Well, my first wife actually got it for me as a wedding gift, and I played it with the band that I hired to play at our wedding. Funny thing was, (well, not funny, maybe ironically), my first wife got hooked on methamphetamine and left me, never to return. The guitar was connected to her, and for a while, I considered selling it. Then I realized that by doing that, it wouldn't really settle anything, so I ended up keeping it around. It doesn't bother me in that way anymore at all. It is what it is. Just a guitar.

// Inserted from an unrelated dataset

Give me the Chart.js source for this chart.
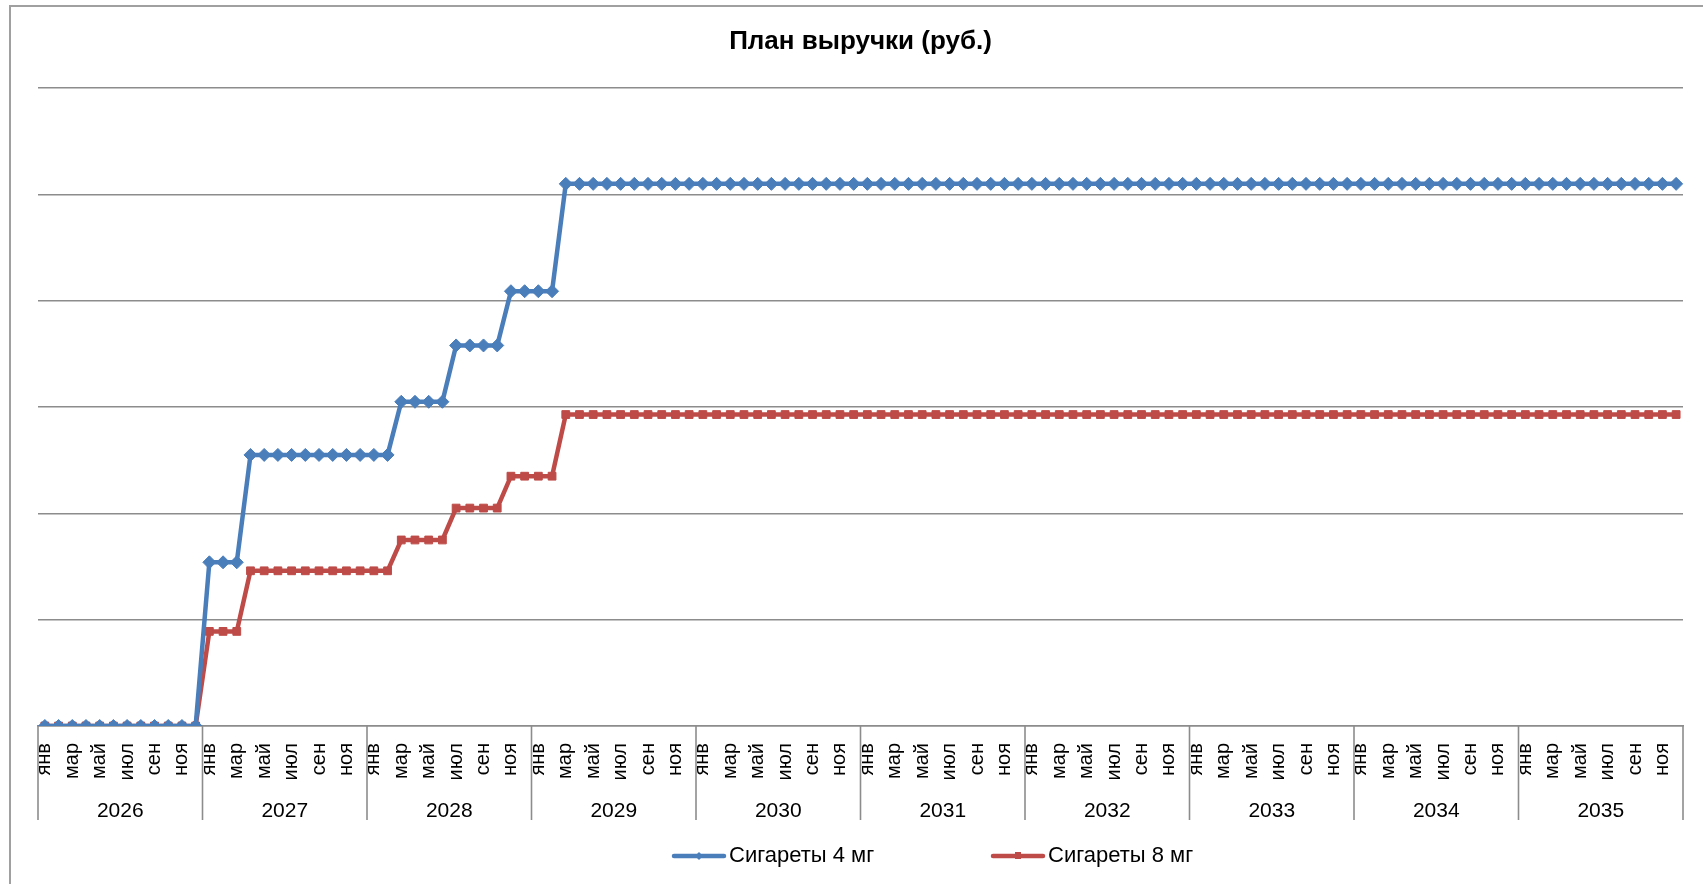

What is weird is that neck profile, a "soft V", which is radically different than my "shallow C" profile on the '88 Strat. Guitarists are a fickle bunch, and neck feel is important, but I like both necks for different reasons. Oh, and some folks say this "Blackie" model wasn't available till '91, but the serial number dates this as a '90, so I'm calling it a 1990 model. At any rate, I am the original owner, and that's my story on this black Strat! Hope y'all enjoyed it. Look for another guitar to be featured soon.


Okie Outdoorsman said...

Very beautiful guitar! Great post, and am really enjoying this change of pace. I share a similar story regarding my wife, as well. Happened to my family back around 2001, or so. Definitely know where you are coming from in that respect. Glad you didn't sell that Strat!

Nick said...

These guitar posts are great

Mark Leuthard said...

Hi. The fender price list show the blackie as released to public in 1991. The serial numbers around that time are all a mess, lots of E8’s and E9’s that are anywhere from 1987 to 1992. Release date and build date don’t always match and body might be 90 and neck from 88. Only way to know is to take the neck off and check dates in the pocket and heel. I reckon it’s still a first year regardless, lovely guitars and being first year, likely Custom Shop quality. All the best, Mark.